AP Photo/Mail Tribune, Jamie Lusch, File
Applegate Lake outside Ruch is shown Jan. 11 with the water level about 25 feet lower than normal for this time of year. Oregon's rainy reputation is being tested, as unprecedented red flag fire warnings went up Jan. 23 for the southwestern corner of the state, a situation normally reserved for late summer.
As of Saturday, January 25, 2014
GRANTS PASS — Oregon’s rainy reputation is being tested as dry grass and brush have prompted unprecedented red flag fire warnings in the southwestern corner of the state — a situation normally reserved for late summer.
National Weather Service meteorologist Ryan Sandler in Medford said the combination of dry fuels and gusty winds brought the warnings that started Thursday and ran through noon Friday.
The warnings cover Josephine, Jackson, Curry, Coos and Douglas counties, and extend south into California as far as the San Francisco Bay.
The last rain in the region was nearly two weeks ago. Since then an air inversion has clamped a foggy lid over the Rogue Valley, where the air is stagnant and temperatures have hovered around freezing.
The Dalles area has also been experiencing lower-than-average precipitation over the past year and particularly this fall, according to National Weather Service reports.
Precipitation in The Dalles measured 9.54 inches in 2013 — 3.88 inches below normal. Precipitation from October through December measures 2.89 inches — 2.64 inches below normal. Snowpack at The Dalles watershed won’t be measured for January until next month, but a public works representative official said thre isn’t much snowpack on the ground.
The red flag warnings apply to the sunny slopes and ridges above the fog, at about 2,500 feet, and below the snow line, around 5,000 feet, where temperatures can be in the 50s and winds can gust to 30 mph.
“If there was a flame near the grass, it would burn relatively easily and it would spread quickly,” Sandler said.
Brian Ballou, fire prevention specialist for the Oregon Department of Forestry, said state and federal agencies normally conduct prescribed burns in the forests at this time of year to reduce fire danger in the summer.
But the weather has ended the burns, he said.
“It’s just not a time to be doing any kind of burning,” he said.
Any fires that do ignite are likely to be brush fires, which can be handled by local fire departments, he said.
“It’s an awkward time for us,” he said. “We’ve got plenty of hardware. We’re just kind of short on people, we rely on seasonal firefighters so much.”

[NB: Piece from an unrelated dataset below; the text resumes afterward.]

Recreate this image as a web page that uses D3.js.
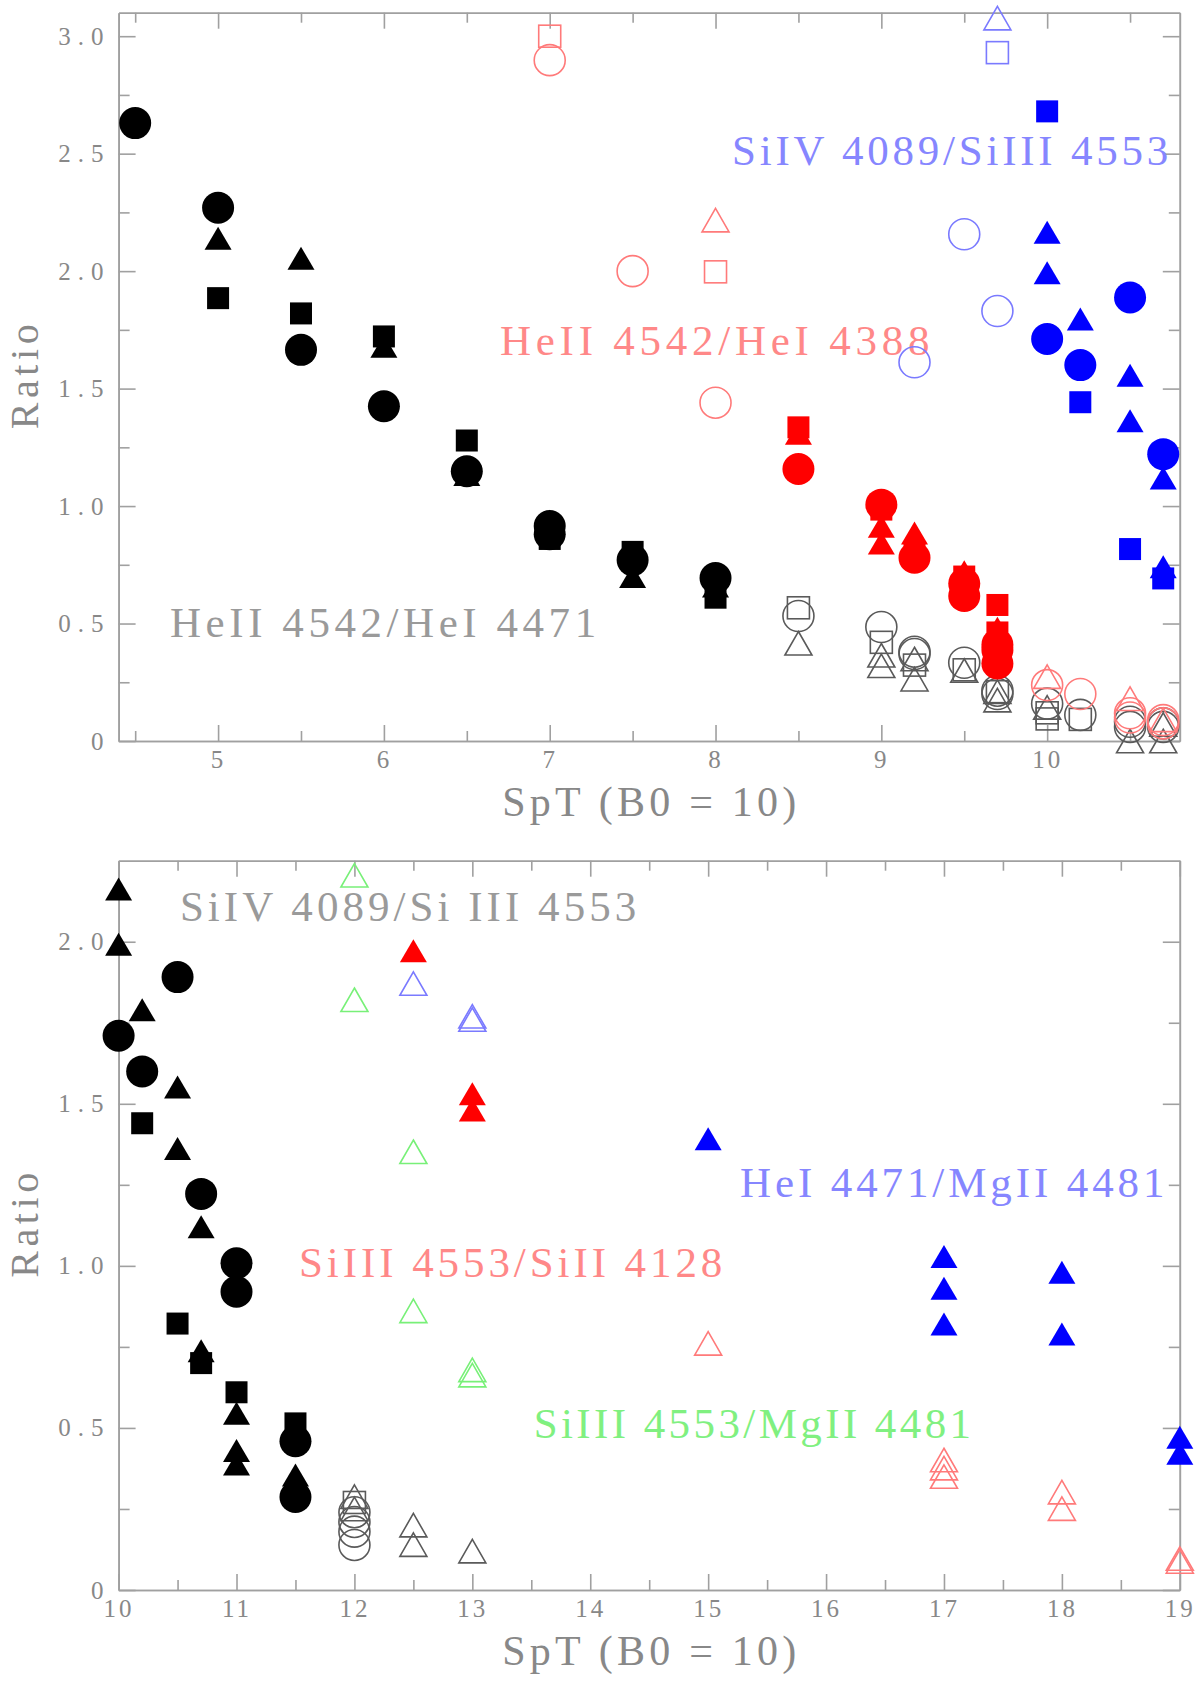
<!DOCTYPE html>
<html>
<head>
<meta charset="utf-8">
<script src="https://cdn.jsdelivr.net/npm/d3@7"></script>
<style>
body { margin: 0; background: #fff; }
text { font-family: "Liberation Serif", "DejaVu Serif", serif; }
</style>
</head>
<body>
<script>
//ratio vs spectral type, two panels (O stars on top, B stars below)

//---------- tick values ----------
var topXMajor = [5, 6, 7, 8, 9, 10];
var topXMinor = [4.5, 5.5, 6.5, 7.5, 8.5, 9.5, 10.5];
var topYMajor = [0, 0.5, 1, 1.5, 2, 2.5, 3];
var topYMinor = [0.25, 0.75, 1.25, 1.75, 2.25, 2.75];

var botXMajor = [10, 11, 12, 13, 14, 15, 16, 17, 18, 19];
var botXMinor = [10.5, 11.5, 12.5, 13.5, 14.5, 15.5, 16.5, 17.5, 18.5];
var botYMajor = [0, 0.5, 1, 1.5, 2];
var botYMinor = [0.25, 0.75, 1.25, 1.75];

//---------- top panel data [SpT, ratio] ----------
var topBlackCircle = [[4.5, 2.63], [5, 2.27], [5.5, 1.665], [6, 1.425], [6.5, 1.148], [7, 0.915], [7, 0.88], [7.5, 0.77], [8, 0.694]];
var topBlackSquare = [[5, 1.885], [5.5, 1.82], [6, 1.722], [6.5, 1.279], [7, 0.86], [7.5, 0.805], [8, 0.61]];
var topBlackTriangle = [[5, 2.14], [5.5, 2.055], [6, 1.68], [6.5, 1.134], [7, 0.935], [7.5, 0.70], [8, 0.66]];

var topRedCircle = [[8.5, 1.158], [9, 1.006], [9.2, 0.78], [9.5, 0.67], [9.5, 0.617], [9.7, 0.41], [9.7, 0.387], [9.7, 0.33]];
var topRedSquare = [[8.5, 1.335], [9, 0.985], [9.2, 0.80], [9.5, 0.70], [9.7, 0.579], [9.7, 0.462]];
var topRedTriangle = [[8.5, 1.31], [9, 0.914], [9, 0.843], [9.2, 0.885], [9.2, 0.845], [9.5, 0.72], [9.7, 0.48], [9.7, 0.44]];

var topBlueCircle = [[10, 1.711], [10.2, 1.60], [10.5, 1.888], [10.7, 1.221]];
var topBlueSquare = [[10, 2.68], [10.2, 1.442], [10.5, 0.817], [10.7, 0.692]];
var topBlueTriangle = [[10, 2.165], [10, 1.993], [10.2, 1.796], [10.5, 1.557], [10.5, 1.363], [10.7, 1.119], [10.7, 0.742]];

var topGrayCircle = [[8.5, 0.532], [9, 0.485], [9.2, 0.38], [9.2, 0.37], [9.5, 0.333], [9.7, 0.214], [9.7, 0.20], [10, 0.159], [10.2, 0.111], [10.5, 0.082], [10.5, 0.06], [10.7, 0.075], [10.7, 0.06]];
var topGraySquare = [[8.5, 0.567], [9, 0.42], [9.2, 0.323], [9.5, 0.303], [9.7, 0.21], [10, 0.12], [10, 0.094], [10.2, 0.092]];
var topGrayTriangle = [[8.5, 0.416], [9, 0.365], [9, 0.32], [9.2, 0.349], [9.2, 0.263], [9.5, 0.30], [9.7, 0.21], [9.7, 0.174], [10, 0.143], [10.5, 0.0], [10.7, 0.07], [10.7, 0.0]];

var topPinkCircle = [[7, 2.898], [7.5, 2.0], [8, 1.44], [10, 0.238], [10.2, 0.2], [10.5, 0.118], [10.5, 0.10], [10.7, 0.089], [10.7, 0.075]];
var topPinkSquare = [[7, 3.0], [8, 1.997]];
var topPinkTriangle = [[8, 2.217], [10, 0.274], [10.5, 0.18], [10.7, 0.09]];

var topPaleBlueCircle = [[9.2, 1.612], [9.5, 2.157], [9.7, 1.83]];
var topPaleBlueSquare = [[9.7, 2.93]];
var topPaleBlueTriangle = [[9.7, 3.077]];

//---------- bottom panel data [SpT, ratio] ----------
var botBlackCircle = [[10, 1.71], [10.2, 1.60], [10.5, 1.891], [10.7, 1.222], [11, 1.008], [11, 0.92], [11.5, 0.459], [11.5, 0.287]];
var botBlackSquare = [[10.2, 1.44], [10.5, 0.822], [10.7, 0.70], [11, 0.61], [11.5, 0.514]];
var botBlackTriangle = [[10, 2.163], [10, 1.992], [10.2, 1.79], [10.5, 1.552], [10.5, 1.362], [10.7, 1.121], [10.7, 0.738], [11, 0.545], [11, 0.43], [11, 0.389], [11.5, 0.355], [11.5, 0.33]];

var botGrayCircle = [[12, 0.24], [12, 0.21], [12, 0.18], [12, 0.139]];
var botGraySquare = [[12, 0.27]];
var botGrayTriangle = [[12, 0.288], [12, 0.25], [12.5, 0.2], [12.5, 0.14], [13, 0.12]];

var botRedTriangle = [[12.5, 1.972], [13, 1.531], [13, 1.481]];
var botPinkTriangle = [[15, 0.761], [17, 0.401], [17, 0.376], [17, 0.35], [18, 0.302], [18, 0.251], [19, 0.097], [19, 0.088]];
var botBlueTriangle = [[15, 1.392], [17, 1.029], [17, 0.931], [17, 0.821], [18, 0.98], [18, 0.79], [19, 0.471], [19, 0.422]];
var botPaleBlueTriangle = [[12.5, 1.871], [13, 1.77], [13, 1.76]];
var botGreenTriangle = [[12, 2.205], [12, 1.821], [12.5, 1.352], [12.5, 0.861], [13, 0.679], [13, 0.663]];

//---------- labels inside the panels (data units: left, right, baseline) ----------
var topNotes = [
    {text: "SiIV 4089/SiIII 4553", x0: 8.10, x1: 10.73, y: 2.451, tone: "paleBlue"},
    {text: "HeII 4542/HeI 4388", x0: 6.70, x1: 9.29, y: 1.643, tone: "pink"},
    {text: "HeII 4542/HeI 4471", x0: 4.71, x1: 7.28, y: 0.443, tone: "gray"}
];
var botNotes = [
    {text: "SiIV 4089/Si III 4553", x0: 10.52, x1: 14.39, y: 2.065, tone: "gray"},
    {text: "HeI 4471/MgII 4481", x0: 15.27, x1: 18.87, y: 1.213, tone: "paleBlue"},
    {text: "SiIII 4553/SiII 4128", x0: 11.53, x1: 15.12, y: 0.966, tone: "pink"},
    {text: "SiIII 4553/MgII 4481", x0: 13.52, x1: 17.23, y: 0.469, tone: "green"}
];

//colours
var colors = {
    black: "#000000",
    red: "#ff0000",
    blue: "#0000ff",
    gray: "#5a5a5a",
    pink: "#ff7a7a",
    paleBlue: "#7a7aff",
    green: "#78f078"
};
var noteColors = {gray: "#9a9a9a", pink: "#ff8888", paleBlue: "#8686ff", green: "#80f080"};
var axisColor = "#a0a0a0", labelColor = "#888888";

//series tables (draw order = list order)
var topSeries = [
    {pts: topGrayCircle, shape: "circle", tone: "gray", filled: false},
    {pts: topGraySquare, shape: "square", tone: "gray", filled: false},
    {pts: topGrayTriangle, shape: "triangle", tone: "gray", filled: false},
    {pts: topBlackSquare, shape: "square", tone: "black", filled: true},
    {pts: topBlackTriangle, shape: "triangle", tone: "black", filled: true},
    {pts: topBlackCircle, shape: "circle", tone: "black", filled: true},
    {pts: topRedSquare, shape: "square", tone: "red", filled: true},
    {pts: topRedTriangle, shape: "triangle", tone: "red", filled: true},
    {pts: topRedCircle, shape: "circle", tone: "red", filled: true},
    {pts: topBlueSquare, shape: "square", tone: "blue", filled: true},
    {pts: topBlueTriangle, shape: "triangle", tone: "blue", filled: true},
    {pts: topBlueCircle, shape: "circle", tone: "blue", filled: true},
    {pts: topPinkCircle, shape: "circle", tone: "pink", filled: false},
    {pts: topPinkSquare, shape: "square", tone: "pink", filled: false},
    {pts: topPinkTriangle, shape: "triangle", tone: "pink", filled: false},
    {pts: topPaleBlueCircle, shape: "circle", tone: "paleBlue", filled: false},
    {pts: topPaleBlueSquare, shape: "square", tone: "paleBlue", filled: false},
    {pts: topPaleBlueTriangle, shape: "triangle", tone: "paleBlue", filled: false}
];
var botSeries = [
    {pts: botGrayCircle, shape: "circle", tone: "gray", filled: false},
    {pts: botGraySquare, shape: "square", tone: "gray", filled: false},
    {pts: botGrayTriangle, shape: "triangle", tone: "gray", filled: false},
    {pts: botBlackSquare, shape: "square", tone: "black", filled: true},
    {pts: botBlackTriangle, shape: "triangle", tone: "black", filled: true},
    {pts: botBlackCircle, shape: "circle", tone: "black", filled: true},
    {pts: botRedTriangle, shape: "triangle", tone: "red", filled: true},
    {pts: botBlueTriangle, shape: "triangle", tone: "blue", filled: true},
    {pts: botPinkTriangle, shape: "triangle", tone: "pink", filled: false},
    {pts: botPaleBlueTriangle, shape: "triangle", tone: "paleBlue", filled: false},
    {pts: botGreenTriangle, shape: "triangle", tone: "green", filled: false}
];

//---------- page ----------
var w = 1200, h = 1682;
var left = 118.6, right = 1179.8;

var container = d3.select("body")
    .append("svg")
    .attr("width", w)
    .attr("height", h)
    .attr("class", "container")
    .style("background-color", "#ffffff");

var panels = [
    {top: 12.7, bottom: 741, xDomain: [4.4, 10.8], yDomain: [0, 3.1],
        xMajor: topXMajor, xMinor: topXMinor, yMajor: topYMajor, yMinor: topYMinor,
        series: topSeries, notes: topNotes},
    {top: 860.7, bottom: 1590, xDomain: [10, 19], yDomain: [0, 2.25],
        xMajor: botXMajor, xMinor: botXMinor, yMajor: botYMajor, yMinor: botYMinor,
        series: botSeries, notes: botNotes}
];

var yFormat = function(d){
    return d === 0 ? "0" : d3.format(".1f")(d);
};

//style an axis group drawn by d3
function styleAxis(g){
    g.attr("font-family", null).attr("font-size", null);
    g.selectAll("path, line")
        .attr("stroke", axisColor)
        .attr("stroke-width", 1.6);
    g.selectAll("text")
        .attr("fill", labelColor)
        .style("font-size", "25px");
}

panels.forEach(function(p){
    var x = d3.scaleLinear()
        .domain(p.xDomain)
        .range([left, right]);
    var y = d3.scaleLinear()
        .domain(p.yDomain)
        .range([p.bottom, p.top]);

    var panel = container.append("g")
        .attr("class", "panel");

    //frame + ticks, all pointing inward like the original plot
    var axes = panel.append("g").attr("class", "axes");

    axes.append("g")
        .attr("transform", "translate(0," + p.bottom + ")")
        .call(d3.axisBottom(x).tickValues(p.xMinor).tickSize(-10).tickSizeOuter(0).tickFormat(""))
        .call(styleAxis);
    axes.append("g")
        .attr("class", "xLabels")
        .attr("transform", "translate(0," + p.bottom + ")")
        .call(d3.axisBottom(x).tickValues(p.xMajor).tickSize(-16).tickSizeOuter(0).tickPadding(9).tickFormat(d3.format("d")))
        .call(styleAxis);
    axes.append("g")
        .attr("transform", "translate(0," + p.top + ")")
        .call(d3.axisTop(x).tickValues(p.xMinor).tickSize(-10).tickSizeOuter(0).tickFormat(""))
        .call(styleAxis);
    axes.append("g")
        .attr("transform", "translate(0," + p.top + ")")
        .call(d3.axisTop(x).tickValues(p.xMajor).tickSize(-16).tickSizeOuter(0).tickFormat(""))
        .call(styleAxis);
    axes.append("g")
        .attr("transform", "translate(" + left + ",0)")
        .call(d3.axisLeft(y).tickValues(p.yMinor).tickSize(-11).tickSizeOuter(0).tickFormat(""))
        .call(styleAxis);
    axes.append("g")
        .attr("class", "yLabels")
        .attr("transform", "translate(" + left + ",0)")
        .call(d3.axisLeft(y).tickValues(p.yMajor).tickSize(-17).tickSizeOuter(0).tickPadding(8).tickFormat(yFormat))
        .call(styleAxis);
    axes.append("g")
        .attr("transform", "translate(" + right + ",0)")
        .call(d3.axisRight(y).tickValues(p.yMinor).tickSize(-11).tickSizeOuter(0).tickFormat(""))
        .call(styleAxis);
    axes.append("g")
        .attr("transform", "translate(" + right + ",0)")
        .call(d3.axisRight(y).tickValues(p.yMajor).tickSize(-17).tickSizeOuter(0).tickFormat(""))
        .call(styleAxis);

    axes.selectAll(".xLabels text").style("letter-spacing", "3px");
    axes.selectAll(".yLabels text").style("letter-spacing", "7px");

    //axis titles
    panel.append("text")
        .attr("class", "xTitle")
        .attr("text-anchor", "middle")
        .attr("x", (left + right) / 2)
        .attr("y", p.bottom + 75)
        .attr("textLength", 294)
        .attr("lengthAdjust", "spacing")
        .style("font-size", "42px")
        .attr("fill", labelColor)
        .text("SpT (B0 = 10)");

    panel.append("text")
        .attr("class", "yTitle")
        .attr("text-anchor", "middle")
        .attr("transform", "translate(38," + (p.top + p.bottom) / 2 + ") rotate(-90)")
        .attr("textLength", 105)
        .attr("lengthAdjust", "spacing")
        .style("font-size", "40px")
        .attr("fill", labelColor)
        .text("Ratio");

    //in-panel labels
    panel.selectAll(".note")
        .data(p.notes)
        .enter()
        .append("text")
        .attr("class", "note")
        .attr("x", function(d){ return x(d.x0); })
        .attr("y", function(d){ return y(d.y); })
        .attr("textLength", function(d){ return x(d.x1) - x(d.x0); })
        .attr("lengthAdjust", "spacing")
        .style("font-size", "43px")
        .attr("fill", function(d){ return noteColors[d.tone]; })
        .text(function(d){ return d.text; });

    //markers
    p.series.forEach(function(s){
        var col = colors[s.tone];
        var marks = panel.append("g")
            .attr("class", "series")
            .selectAll(".mark")
            .data(s.pts)
            .enter();

        var el;
        if (s.shape === "circle"){
            el = marks.append("circle")
                .attr("cx", function(d){ return x(d[0]); })
                .attr("cy", function(d){ return y(d[1]); })
                .attr("r", s.filled ? 16 : 15.5);
        } else if (s.shape === "square"){
            var side = 22;
            el = marks.append("rect")
                .attr("x", function(d){ return x(d[0]) - side / 2; })
                .attr("y", function(d){ return y(d[1]) - side / 2; })
                .attr("width", side)
                .attr("height", side);
        } else {
            var tw = 27, th = s.filled ? 23 : 23.5;
            el = marks.append("path")
                .attr("d", function(d){
                    var cx = x(d[0]), cy = y(d[1]);
                    var path = d3.path();
                    path.moveTo(cx, cy - th / 2);
                    path.lineTo(cx + tw / 2, cy + th / 2);
                    path.lineTo(cx - tw / 2, cy + th / 2);
                    path.closePath();
                    return path.toString();
                });
        }
        el.attr("class", "mark")
            .attr("fill", s.filled ? col : "none")
            .attr("stroke", s.filled ? "none" : col)
            .attr("stroke-width", s.filled ? 0 : 1.6);
    });
});
</script>
</body>
</html>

A high pressure ridge stuck off the coast continues to block storms, starving ski resorts, reservoirs and forests of snow and rain. Mount Ashland Ski Area has yet to open for the year.
The U.S. Drought Monitor puts nearly all of Oregon in severe drought. The northern reaches of the state, including Clatsop County, the Columbia Plateau, and the mountains of the northeastern corner are in moderate drought. Extreme drought from Idaho’s Snake River Basin extends into northeastern Malheur County. Even in normally soggy Clatsop County, officials warned residents to be careful with fire.
The Jan. 1 report from the Natural Resources Conservation Service notes that October, November and December were the driest on record for many parts of the state, leaving snowpack statewide at 32 percent of normal and major reservoirs at 28 percent of capacity.
Rainfall has been lowest in Southern Oregon, only 18 percent to 25 percent of average since October. The wettest part of the state is the northeastern corner, with 70 percent to 80 percent of average precipitation.
Another weak storm could get through to Southern Oregon around the end of the month, Sandler said. The high pressure ridge has a dent in it, and is building farther offshore, raising chances a storm could come down from the northwest.
“But it’s not really a wet pattern,” he said.